Une coalition de partis politiques d'opposition avait annoncé la marche du 12 mai pour dénoncer l'augmentation du coût de la vie, l'opacité du processus électoral et l'insécurité persistante dans l'est de la RD Congo. Parmi les participants figuraient Martin Fayulu, d'Engagement pour la Citoyenneté et le Développement (Ecidé) ; Moise Katumbi, d'Ensemble pour la République ; Matata Ponyo, de Leadership et Gouvernance pour le Développement (LGD) ; et Delly Sesanga, de l'Envol pour la RD Congo.

Bienvenu Matumo, activiste et membre du mouvement citoyen La Lucha, a déclaré : « Une douzaine de policiers sont venus nous disperser. J'ai résisté parce que je voulais participer à la marche, alors ils m'ont donné un coup de poing. Ils m'ont ensuite emmené dans une cellule de police où j'ai été détenu pendant plus de cinq heures ».

Plusieurs vidéos devenues virales sur les réseaux sociaux montrent des policiers aux côtés de personnes en tenue civile frappant des manifestants pacifiques, dont un enfant, à l'aide de bâtons en bois, ce qui a suscité un tollé à travers tout le pays. Dans les quartiers de Ngaba, la police a dispersé les manifestants en tirant des gaz lacrymogènes. Certains, réagissant aux violences policières, ont lancé des pierres et des projectiles sur les policiers.

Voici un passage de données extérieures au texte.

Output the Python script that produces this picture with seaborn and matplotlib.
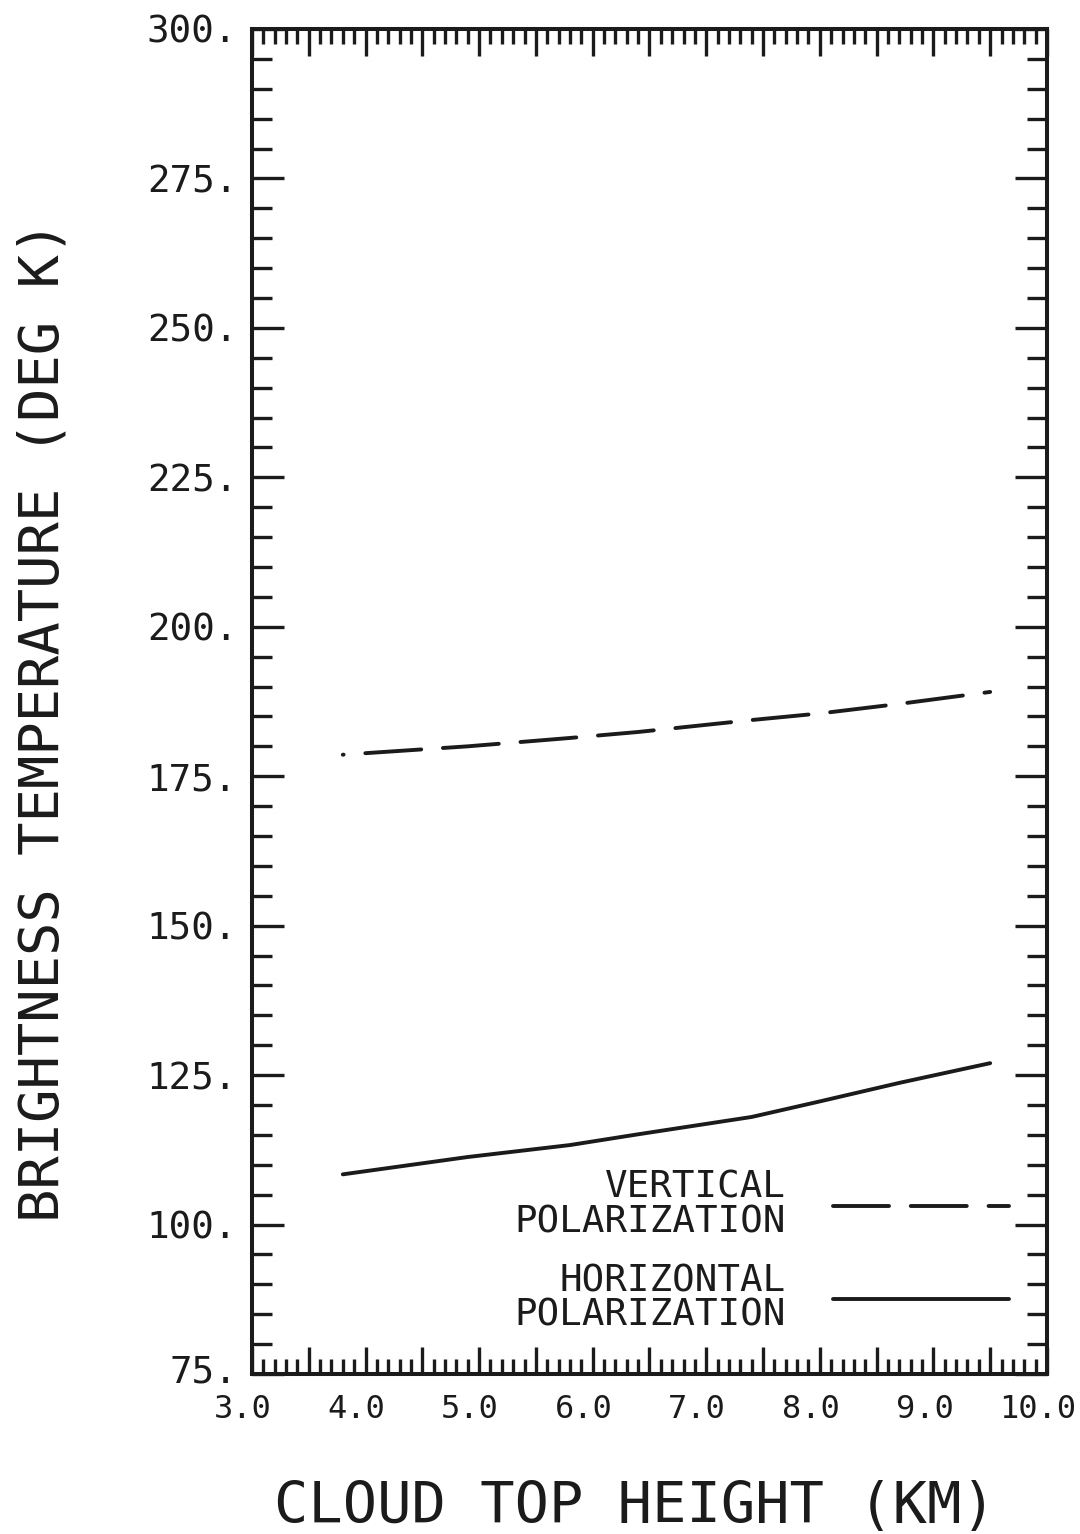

Le commissaire de police de la province de Kinshasa a indiqué que 30 policiers avaient été blessés, dont 27 par des manifestants et trois par des membres de gangs ; 20 personnes ont été arrêtées pour avoir vandalisé un bureau de police, et trois policiers pour avoir brutalisé des manifestants et un mineur.

Plusieurs acteurs se sont exprimés sur la répression. Le ministre des droits humains, Albert-Fabrice Puela, a rendu publique une déclaration le même jour, condamnant la violence et appelant à une enquête d'urgence pour établir les responsabilités des violations des droits et « pour que ce cycle de violence n'appartienne plus qu'au passé ».

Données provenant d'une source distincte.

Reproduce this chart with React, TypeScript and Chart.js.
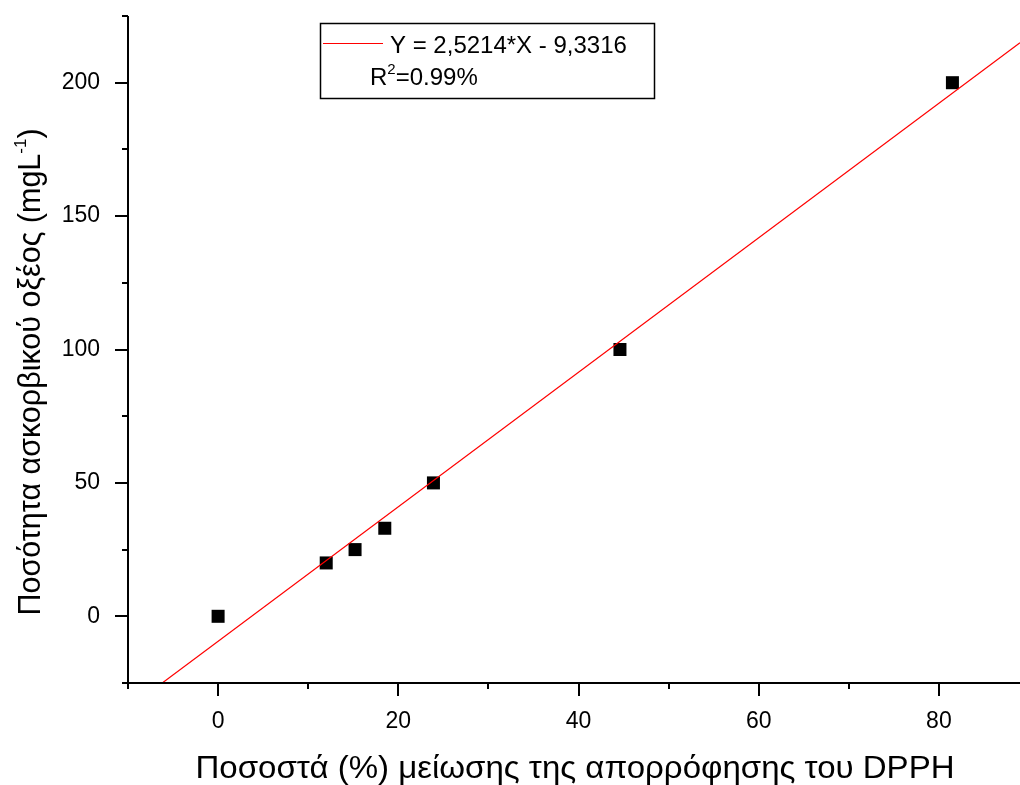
import React, { useEffect, useRef } from "react";
import { Chart, registerables } from "chart.js";

Chart.register(...registerables);

const pointsX = [0, 12.0, 15.2, 18.5, 23.9, 44.6, 81.5];
const pointsY = [0, 20, 25, 33, 50, 100, 200];

const fitX = [-6.2, 89];
const fitY = [-25, 215];

const xMajorTicks = [0, 20, 40, 60, 80];
const xMinorTicks = [-10, 10, 30, 50, 70];
const yMajorTicks = [0, 50, 100, 150, 200];
const yMinorTicks = [-25, 25, 75, 125, 175, 225];

const xTitle = "Ποσοστά (%) μείωσης της απορρόφησης του DPPH";
const yTitleMain = "Ποσότητα ασκορβικού οξέος (mgL";
const yTitleSup = "-1";
const yTitleEnd = ")";
const legendEquation = "Y = 2,5214*X - 9,3316";
const legendR2Base = "R";
const legendR2Sup = "2";
const legendR2Rest = "=0.99%";

const FONT = "'Liberation Sans', Arial, sans-serif";

const overlayPlugin = {
  id: "overlay",
  afterDraw(chart: any) {
    const ctx = chart.ctx;
    const xs = chart.scales.x;
    const ys = chart.scales.y;
    const area = chart.chartArea;
    ctx.save();
    ctx.strokeStyle = "#000";
    ctx.fillStyle = "#000";
    // axes
    ctx.lineWidth = 2;
    ctx.beginPath();
    ctx.moveTo(area.left, area.top);
    ctx.lineTo(area.left, area.bottom);
    ctx.lineTo(area.right, area.bottom);
    ctx.stroke();
    // ticks
    ctx.lineWidth = 2;
    ctx.beginPath();
    xMajorTicks.forEach((v) => {
      const px = Math.round(xs.getPixelForValue(v));
      ctx.moveTo(px, area.bottom);
      ctx.lineTo(px, area.bottom + 13);
    });
    xMinorTicks.forEach((v) => {
      const px = Math.round(xs.getPixelForValue(v));
      ctx.moveTo(px, area.bottom);
      ctx.lineTo(px, area.bottom + 6);
    });
    yMajorTicks.forEach((v) => {
      const py = Math.round(ys.getPixelForValue(v));
      ctx.moveTo(area.left, py);
      ctx.lineTo(area.left - 13, py);
    });
    yMinorTicks.forEach((v) => {
      const py = Math.round(ys.getPixelForValue(v));
      ctx.moveTo(area.left, py);
      ctx.lineTo(area.left - 6, py);
    });
    ctx.stroke();

    // x title
    ctx.save();
    ctx.font = `31px ${FONT}`;
    ctx.textAlign = "center";
    ctx.textBaseline = "alphabetic";
    ctx.translate(575, 778);
    ctx.scale(1.065, 1);
    ctx.fillText(xTitle, 0, 0);
    ctx.restore();

    // y title (rotated)
    ctx.save();
    ctx.translate(40, 372);
    ctx.rotate(-Math.PI / 2);
    const mainFont = `30.5px ${FONT}`;
    const supFont = `17px ${FONT}`;
    ctx.font = mainFont;
    const w1 = ctx.measureText(yTitleMain).width;
    const w3 = ctx.measureText(yTitleEnd).width;
    ctx.font = supFont;
    const w2 = ctx.measureText(yTitleSup).width;
    const total = w1 + w2 + w3;
    let cx = -total / 2;
    ctx.textAlign = "left";
    ctx.font = mainFont;
    ctx.fillText(yTitleMain, cx, 0);
    cx += w1;
    ctx.font = supFont;
    ctx.fillText(yTitleSup, cx, -14);
    cx += w2;
    ctx.font = mainFont;
    ctx.fillText(yTitleEnd, cx, 0);
    ctx.restore();

    // legend box
    ctx.lineWidth = 1.5;
    ctx.strokeStyle = "#000";
    ctx.strokeRect(320.5, 23.5, 334, 75);
    ctx.strokeStyle = "#ff0000";
    ctx.lineWidth = 1;
    ctx.beginPath();
    ctx.moveTo(323, 43.5);
    ctx.lineTo(383, 43.5);
    ctx.stroke();
    ctx.fillStyle = "#000";
    ctx.textAlign = "left";
    ctx.font = `24px ${FONT}`;
    ctx.fillText(legendEquation, 390, 53);
    ctx.fillText(legendR2Base, 370, 85);
    const rw = ctx.measureText(legendR2Base).width;
    ctx.font = `15px ${FONT}`;
    ctx.fillText(legendR2Sup, 370 + rw, 74);
    const sw = ctx.measureText(legendR2Sup).width;
    ctx.font = `24px ${FONT}`;
    ctx.fillText(legendR2Rest, 370 + rw + sw, 85);
    ctx.restore();
  },
};

export default function App() {
  const canvasRef = useRef<HTMLCanvasElement | null>(null);

  useEffect(() => {
    if (!canvasRef.current) return;
    const chart = new Chart(canvasRef.current, {
      type: "scatter",
      data: {
        datasets: [
          {
            label: "fit",
            data: fitX.map((x, i) => ({ x, y: fitY[i] })),
            showLine: true,
            borderColor: "#ff0000",
            borderWidth: 1.2,
            pointRadius: 0,
            fill: false,
          },
          {
            label: "data",
            data: pointsX.map((x, i) => ({ x, y: pointsY[i] })),
            pointStyle: "rect",
            pointRadius: 9.2,
            backgroundColor: "#000",
            borderWidth: 0,
            clip: false as any,
          },
        ],
      },
      options: {
        animation: false,
        responsive: false,
        maintainAspectRatio: false,
        layout: { autoPadding: false, padding: { top: 16, right: 0, left: 0, bottom: 0 } },
        plugins: {
          legend: { display: false },
          tooltip: { enabled: false },
        },
        scales: {
          x: {
            type: "linear",
            min: -10,
            max: 89,
            grid: { display: false },
            border: { display: false },
            afterBuildTicks: (s: any) => {
              s.ticks = xMajorTicks.map((v) => ({ value: v }));
            },
            afterFit: (s: any) => {
              s.height = 102;
              s.paddingLeft = 0;
              s.paddingRight = 0;
              s.paddingTop = 0;
              s.paddingBottom = 0;
            },
            ticks: {
              color: "#000",
              font: { family: FONT, size: 23 },
              padding: 17,
              maxRotation: 0,
              autoSkip: false,
            },
          },
          y: {
            type: "linear",
            min: -25,
            max: 225,
            grid: { display: false },
            border: { display: false },
            afterBuildTicks: (s: any) => {
              s.ticks = yMajorTicks.map((v) => ({ value: v }));
            },
            afterFit: (s: any) => {
              s.width = 128;
              s.paddingLeft = 0;
              s.paddingRight = 0;
              s.paddingTop = 0;
              s.paddingBottom = 0;
            },
            ticks: {
              color: "#000",
              font: { family: FONT, size: 23 },
              padding: 20,
              autoSkip: false,
            },
          },
        },
      },
      plugins: [overlayPlugin],
    });
    return () => chart.destroy();
  }, []);

  return (
    <div style={{ position: "fixed", left: 0, top: 0, width: 1020, height: 785, background: "#fff" }}>
      <canvas ref={canvasRef} width={1020} height={785} style={{ width: 1020, height: 785, display: "block" }} />
    </div>
  );
}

Des représentants d'organisations de la société civile, l'Union européenne, la Mission de l'Organisation des Nations Unies pour la stabilisation en RD Congo (MONUSCO), l'ambassade des États-Unis et l'Église catholique romaine ont condamné la répression violente, appelant au respect des libertés civiles en période préélectorale, le scrutin étant prévu en décembre 2023.

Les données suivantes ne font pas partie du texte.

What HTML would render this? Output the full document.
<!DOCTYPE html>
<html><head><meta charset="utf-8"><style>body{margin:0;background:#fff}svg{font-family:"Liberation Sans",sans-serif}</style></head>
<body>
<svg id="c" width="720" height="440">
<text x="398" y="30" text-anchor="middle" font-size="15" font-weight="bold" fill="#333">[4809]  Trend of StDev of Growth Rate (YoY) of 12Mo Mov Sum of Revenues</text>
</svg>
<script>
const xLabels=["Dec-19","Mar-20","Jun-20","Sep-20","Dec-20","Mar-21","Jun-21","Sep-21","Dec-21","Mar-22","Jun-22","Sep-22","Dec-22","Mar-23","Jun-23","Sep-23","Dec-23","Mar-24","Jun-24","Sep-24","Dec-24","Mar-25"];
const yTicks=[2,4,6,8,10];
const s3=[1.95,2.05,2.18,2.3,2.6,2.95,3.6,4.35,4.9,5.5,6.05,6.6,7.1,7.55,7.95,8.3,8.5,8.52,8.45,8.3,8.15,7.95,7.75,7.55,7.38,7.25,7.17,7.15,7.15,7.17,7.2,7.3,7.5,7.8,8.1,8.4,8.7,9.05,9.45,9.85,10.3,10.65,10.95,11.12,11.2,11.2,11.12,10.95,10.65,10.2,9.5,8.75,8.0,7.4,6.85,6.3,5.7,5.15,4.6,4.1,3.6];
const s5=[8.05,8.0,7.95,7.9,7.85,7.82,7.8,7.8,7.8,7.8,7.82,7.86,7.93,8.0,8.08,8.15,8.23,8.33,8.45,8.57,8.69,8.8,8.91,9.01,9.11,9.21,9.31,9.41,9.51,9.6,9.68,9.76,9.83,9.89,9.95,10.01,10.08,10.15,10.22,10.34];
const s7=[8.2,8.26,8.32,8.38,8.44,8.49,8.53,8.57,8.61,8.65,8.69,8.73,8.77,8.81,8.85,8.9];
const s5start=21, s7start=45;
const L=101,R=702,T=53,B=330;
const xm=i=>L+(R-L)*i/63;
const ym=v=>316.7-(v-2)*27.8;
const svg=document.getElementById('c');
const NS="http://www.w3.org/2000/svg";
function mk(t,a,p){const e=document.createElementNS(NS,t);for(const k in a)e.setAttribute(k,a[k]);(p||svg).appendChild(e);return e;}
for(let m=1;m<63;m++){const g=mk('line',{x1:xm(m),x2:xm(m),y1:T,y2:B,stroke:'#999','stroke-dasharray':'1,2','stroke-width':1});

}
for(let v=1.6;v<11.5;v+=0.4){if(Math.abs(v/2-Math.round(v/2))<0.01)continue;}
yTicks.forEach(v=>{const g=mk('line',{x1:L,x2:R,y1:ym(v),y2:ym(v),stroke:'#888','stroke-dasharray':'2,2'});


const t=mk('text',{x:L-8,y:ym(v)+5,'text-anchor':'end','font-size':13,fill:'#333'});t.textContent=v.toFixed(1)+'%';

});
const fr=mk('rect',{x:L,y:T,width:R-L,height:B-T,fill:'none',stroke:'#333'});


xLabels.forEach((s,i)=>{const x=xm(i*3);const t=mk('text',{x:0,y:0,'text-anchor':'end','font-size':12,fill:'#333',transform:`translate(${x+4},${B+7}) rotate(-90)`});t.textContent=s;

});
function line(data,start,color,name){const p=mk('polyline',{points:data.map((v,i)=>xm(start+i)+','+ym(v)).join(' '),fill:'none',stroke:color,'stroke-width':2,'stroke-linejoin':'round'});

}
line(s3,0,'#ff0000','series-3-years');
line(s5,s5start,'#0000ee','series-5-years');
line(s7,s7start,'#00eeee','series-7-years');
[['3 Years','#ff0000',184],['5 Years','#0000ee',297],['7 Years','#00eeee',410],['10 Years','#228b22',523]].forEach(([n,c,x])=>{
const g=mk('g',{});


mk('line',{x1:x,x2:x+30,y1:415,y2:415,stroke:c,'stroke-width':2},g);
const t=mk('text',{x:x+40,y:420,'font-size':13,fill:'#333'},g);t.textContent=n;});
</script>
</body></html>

En même temps, le gouverneur de Kinshasa, Gentiny Ngobila, a assuré que les manifestants n'avaient pas respecté les règles imposées par le gouvernement ni suivi l'itinéraire autorisé pour leur manifestation. Il a annoncé qu'il déposerait une plainte contre les organisateurs de la marche pour des actes de vandalisme qui auraient été commis par des militants de partis politiques. Le gouvernement congolais est tenu, en vertu de la constitution et du droit international des droits de l'homme, de respecter et de faire respecter le droit de manifester pacifiquement.

Les autorités congolaises devraient ordonner aux forces de sécurité de respecter les Principes de base des Nations Unies sur le recours à la force et l'utilisation des armes à feu par les responsables de l'application des lois, a recommandé Human Rights Watch. Ces directives stipulent que les forces de sécurité « auront recours autant que possible à des moyens non violents avant de faire usage de la force ou d'armes à feu ». Lorsque l'usage légitime de la force ou des armes à feu est inévitable, les responsables de l'application des lois doivent l'utiliser avec modération et leur action doit être proportionnelle à la gravité de l'infraction et à l'objectif légitime à atteindre, ils doivent s'efforcer à minimiser les dommages et atteintes à l'intégrité physique, respecter et préserver la vie humaine. Les Principes de base prévoient également qu'en cas de décès ou de blessure grave, « un rapport détaillé sera envoyé immédiatement aux autorités compétentes ».

« Alors que la RD Congo se prépare à des élections plus tard cette année, le gouvernement devrait prendre toutes les mesures nécessaires pour garantir que chacun puisse exprimer pacifiquement ses opinions sans crainte d'arrestation ou de passage à tabac par les forces de sécurité », a conclu Kaneza Nantulya.